▶ [Work instructions]:
Everything from the first line down to the line containing "YAxis, Legend, Label" is to be retyped exactly, both ends included, with pictures left out.

▶ [Material provided]:
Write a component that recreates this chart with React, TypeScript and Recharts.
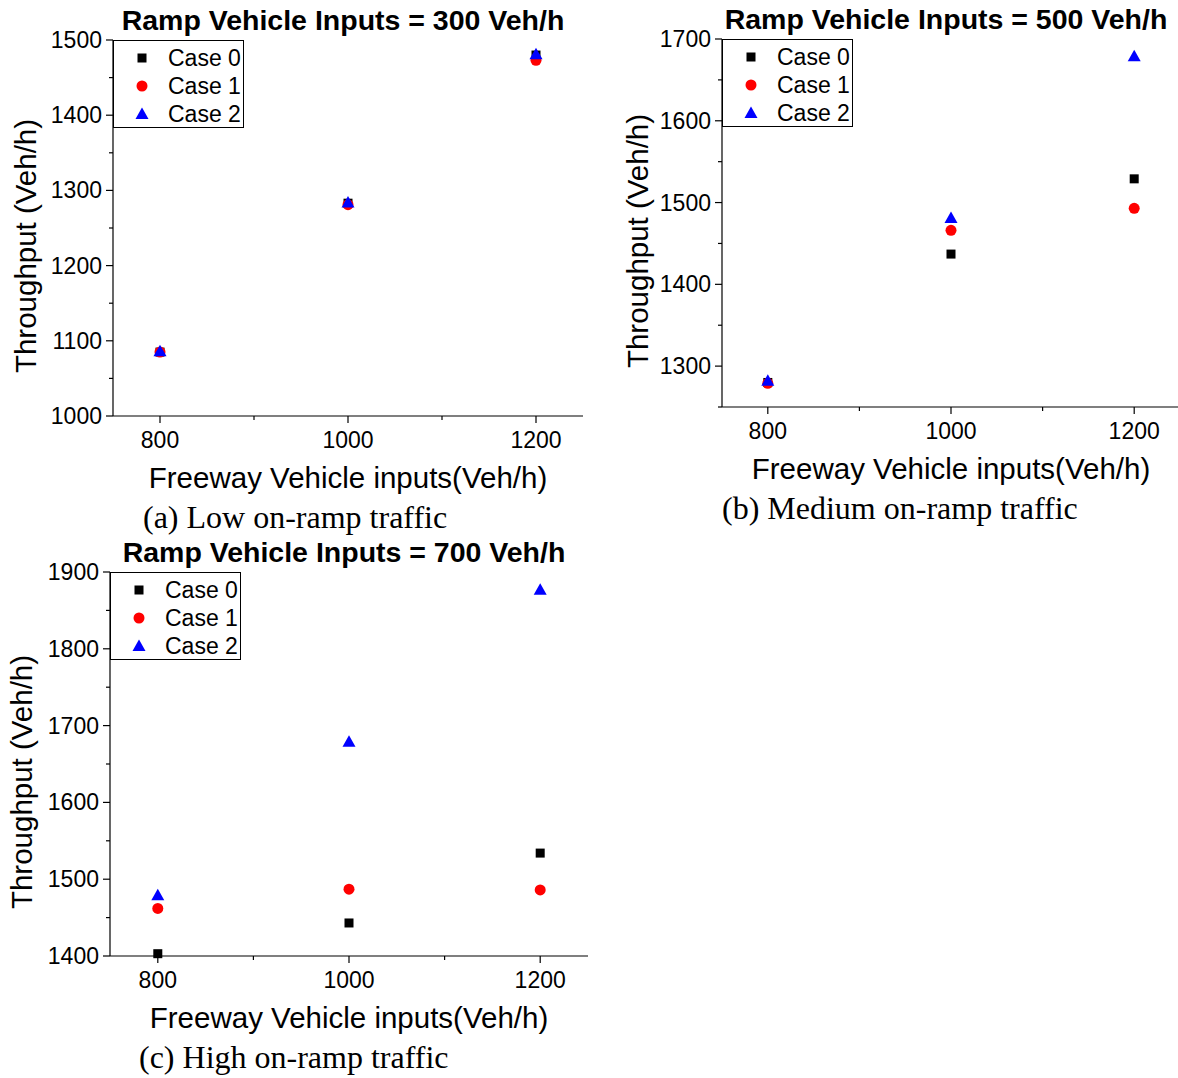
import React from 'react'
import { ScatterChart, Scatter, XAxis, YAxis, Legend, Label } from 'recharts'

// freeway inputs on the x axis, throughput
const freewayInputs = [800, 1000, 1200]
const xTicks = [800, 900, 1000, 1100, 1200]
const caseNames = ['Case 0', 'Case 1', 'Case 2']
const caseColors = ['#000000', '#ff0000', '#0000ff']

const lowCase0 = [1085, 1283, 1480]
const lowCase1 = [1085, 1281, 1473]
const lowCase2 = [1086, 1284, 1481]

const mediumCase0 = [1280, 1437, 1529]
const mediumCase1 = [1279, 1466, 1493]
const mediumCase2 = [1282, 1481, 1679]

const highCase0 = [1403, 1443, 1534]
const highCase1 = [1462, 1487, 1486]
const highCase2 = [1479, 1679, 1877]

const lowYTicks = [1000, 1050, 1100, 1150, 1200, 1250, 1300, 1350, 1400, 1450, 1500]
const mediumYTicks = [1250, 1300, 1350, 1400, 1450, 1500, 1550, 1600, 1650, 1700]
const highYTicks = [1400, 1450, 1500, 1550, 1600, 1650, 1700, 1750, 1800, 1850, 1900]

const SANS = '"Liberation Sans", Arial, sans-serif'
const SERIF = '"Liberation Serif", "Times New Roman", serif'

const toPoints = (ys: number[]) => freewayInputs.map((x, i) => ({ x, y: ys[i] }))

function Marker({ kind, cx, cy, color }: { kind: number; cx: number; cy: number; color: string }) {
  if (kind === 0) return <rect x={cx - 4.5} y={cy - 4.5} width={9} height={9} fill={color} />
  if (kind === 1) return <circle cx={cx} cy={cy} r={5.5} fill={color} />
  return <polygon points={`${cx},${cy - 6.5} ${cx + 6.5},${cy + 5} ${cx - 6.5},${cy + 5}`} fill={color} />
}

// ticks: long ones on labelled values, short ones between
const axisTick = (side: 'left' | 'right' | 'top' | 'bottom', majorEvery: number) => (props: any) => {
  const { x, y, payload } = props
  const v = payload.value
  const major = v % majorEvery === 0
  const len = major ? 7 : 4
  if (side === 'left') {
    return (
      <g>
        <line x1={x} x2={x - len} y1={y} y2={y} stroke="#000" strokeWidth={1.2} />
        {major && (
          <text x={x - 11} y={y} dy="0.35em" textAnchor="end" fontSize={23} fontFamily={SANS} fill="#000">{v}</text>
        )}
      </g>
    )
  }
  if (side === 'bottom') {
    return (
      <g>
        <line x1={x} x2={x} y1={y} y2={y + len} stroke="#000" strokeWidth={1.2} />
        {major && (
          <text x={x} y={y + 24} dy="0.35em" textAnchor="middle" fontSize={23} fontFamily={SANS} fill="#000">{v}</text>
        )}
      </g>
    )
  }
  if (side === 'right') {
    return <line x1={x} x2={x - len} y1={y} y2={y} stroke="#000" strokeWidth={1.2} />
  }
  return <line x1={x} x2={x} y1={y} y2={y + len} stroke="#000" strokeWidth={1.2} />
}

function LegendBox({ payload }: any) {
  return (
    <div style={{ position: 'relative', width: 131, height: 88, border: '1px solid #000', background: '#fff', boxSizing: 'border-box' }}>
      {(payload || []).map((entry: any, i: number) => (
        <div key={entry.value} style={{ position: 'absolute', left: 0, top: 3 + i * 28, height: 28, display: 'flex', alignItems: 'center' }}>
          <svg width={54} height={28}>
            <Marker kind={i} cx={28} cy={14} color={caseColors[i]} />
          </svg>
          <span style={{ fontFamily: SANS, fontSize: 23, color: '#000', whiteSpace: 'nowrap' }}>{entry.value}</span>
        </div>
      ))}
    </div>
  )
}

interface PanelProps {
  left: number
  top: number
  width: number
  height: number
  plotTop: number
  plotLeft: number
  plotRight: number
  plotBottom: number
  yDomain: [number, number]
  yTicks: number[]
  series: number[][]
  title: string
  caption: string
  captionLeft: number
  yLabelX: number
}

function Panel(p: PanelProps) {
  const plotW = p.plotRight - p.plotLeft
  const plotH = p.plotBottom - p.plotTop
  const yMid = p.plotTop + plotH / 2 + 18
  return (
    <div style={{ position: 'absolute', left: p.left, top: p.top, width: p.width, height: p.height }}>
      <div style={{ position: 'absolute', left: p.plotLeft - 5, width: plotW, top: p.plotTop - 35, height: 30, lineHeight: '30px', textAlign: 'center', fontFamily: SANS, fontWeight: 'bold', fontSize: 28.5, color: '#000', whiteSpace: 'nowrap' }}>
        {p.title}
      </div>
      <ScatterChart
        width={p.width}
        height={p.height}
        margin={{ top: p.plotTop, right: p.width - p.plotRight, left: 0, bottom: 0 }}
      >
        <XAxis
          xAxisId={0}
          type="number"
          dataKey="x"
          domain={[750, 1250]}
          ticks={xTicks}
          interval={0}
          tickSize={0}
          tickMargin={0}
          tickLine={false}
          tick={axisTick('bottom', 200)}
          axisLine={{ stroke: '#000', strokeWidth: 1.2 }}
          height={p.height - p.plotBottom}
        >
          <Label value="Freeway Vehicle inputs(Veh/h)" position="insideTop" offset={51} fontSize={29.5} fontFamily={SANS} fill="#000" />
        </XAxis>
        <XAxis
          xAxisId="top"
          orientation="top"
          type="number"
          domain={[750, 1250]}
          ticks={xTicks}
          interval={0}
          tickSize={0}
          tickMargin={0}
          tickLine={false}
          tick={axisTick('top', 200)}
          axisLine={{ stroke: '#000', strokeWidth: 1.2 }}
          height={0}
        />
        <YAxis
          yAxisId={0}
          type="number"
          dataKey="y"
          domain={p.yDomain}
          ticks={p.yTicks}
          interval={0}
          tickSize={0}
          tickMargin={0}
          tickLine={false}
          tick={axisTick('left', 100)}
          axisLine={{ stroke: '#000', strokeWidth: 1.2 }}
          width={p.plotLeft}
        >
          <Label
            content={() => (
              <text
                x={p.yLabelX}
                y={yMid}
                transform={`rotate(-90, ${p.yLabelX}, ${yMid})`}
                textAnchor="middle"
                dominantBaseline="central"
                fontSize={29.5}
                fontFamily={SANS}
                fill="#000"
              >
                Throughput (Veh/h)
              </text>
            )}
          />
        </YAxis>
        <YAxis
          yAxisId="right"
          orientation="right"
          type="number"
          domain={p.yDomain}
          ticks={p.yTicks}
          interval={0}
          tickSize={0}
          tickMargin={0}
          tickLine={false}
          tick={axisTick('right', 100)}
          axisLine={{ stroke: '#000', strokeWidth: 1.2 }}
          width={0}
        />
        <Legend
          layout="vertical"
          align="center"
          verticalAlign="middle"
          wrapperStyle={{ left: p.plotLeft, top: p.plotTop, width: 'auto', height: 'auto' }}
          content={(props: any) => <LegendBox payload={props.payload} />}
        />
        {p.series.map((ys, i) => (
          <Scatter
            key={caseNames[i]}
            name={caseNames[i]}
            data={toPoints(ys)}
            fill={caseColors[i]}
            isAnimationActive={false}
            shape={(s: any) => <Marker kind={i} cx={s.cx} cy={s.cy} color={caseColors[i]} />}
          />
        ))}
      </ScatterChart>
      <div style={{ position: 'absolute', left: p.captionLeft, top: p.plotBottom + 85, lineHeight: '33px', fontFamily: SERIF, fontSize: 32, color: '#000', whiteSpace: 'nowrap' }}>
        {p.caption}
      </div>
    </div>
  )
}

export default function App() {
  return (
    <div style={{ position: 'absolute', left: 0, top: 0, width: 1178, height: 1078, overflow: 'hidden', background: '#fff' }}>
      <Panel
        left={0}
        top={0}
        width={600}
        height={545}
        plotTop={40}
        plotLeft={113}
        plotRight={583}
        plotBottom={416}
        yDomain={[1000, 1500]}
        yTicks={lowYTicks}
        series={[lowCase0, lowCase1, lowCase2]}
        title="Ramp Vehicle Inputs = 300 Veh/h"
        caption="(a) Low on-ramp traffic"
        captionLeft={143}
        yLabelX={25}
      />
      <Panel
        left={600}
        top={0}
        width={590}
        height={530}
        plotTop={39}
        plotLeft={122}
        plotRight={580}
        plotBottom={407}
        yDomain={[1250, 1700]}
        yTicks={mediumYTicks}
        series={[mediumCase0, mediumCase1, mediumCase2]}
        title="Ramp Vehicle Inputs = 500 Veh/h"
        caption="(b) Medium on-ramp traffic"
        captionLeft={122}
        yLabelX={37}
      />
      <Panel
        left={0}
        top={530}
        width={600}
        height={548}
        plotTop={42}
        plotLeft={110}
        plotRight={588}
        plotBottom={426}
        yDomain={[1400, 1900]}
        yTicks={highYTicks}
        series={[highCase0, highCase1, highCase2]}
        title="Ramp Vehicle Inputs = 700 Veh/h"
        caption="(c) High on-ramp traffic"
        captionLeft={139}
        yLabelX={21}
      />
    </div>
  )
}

▶ [Result]:
Write a component that recreates this chart with React, TypeScript and Recharts.
import React from 'react'
import { ScatterChart, Scatter, XAxis, YAxis, Legend, Label } from 'recharts'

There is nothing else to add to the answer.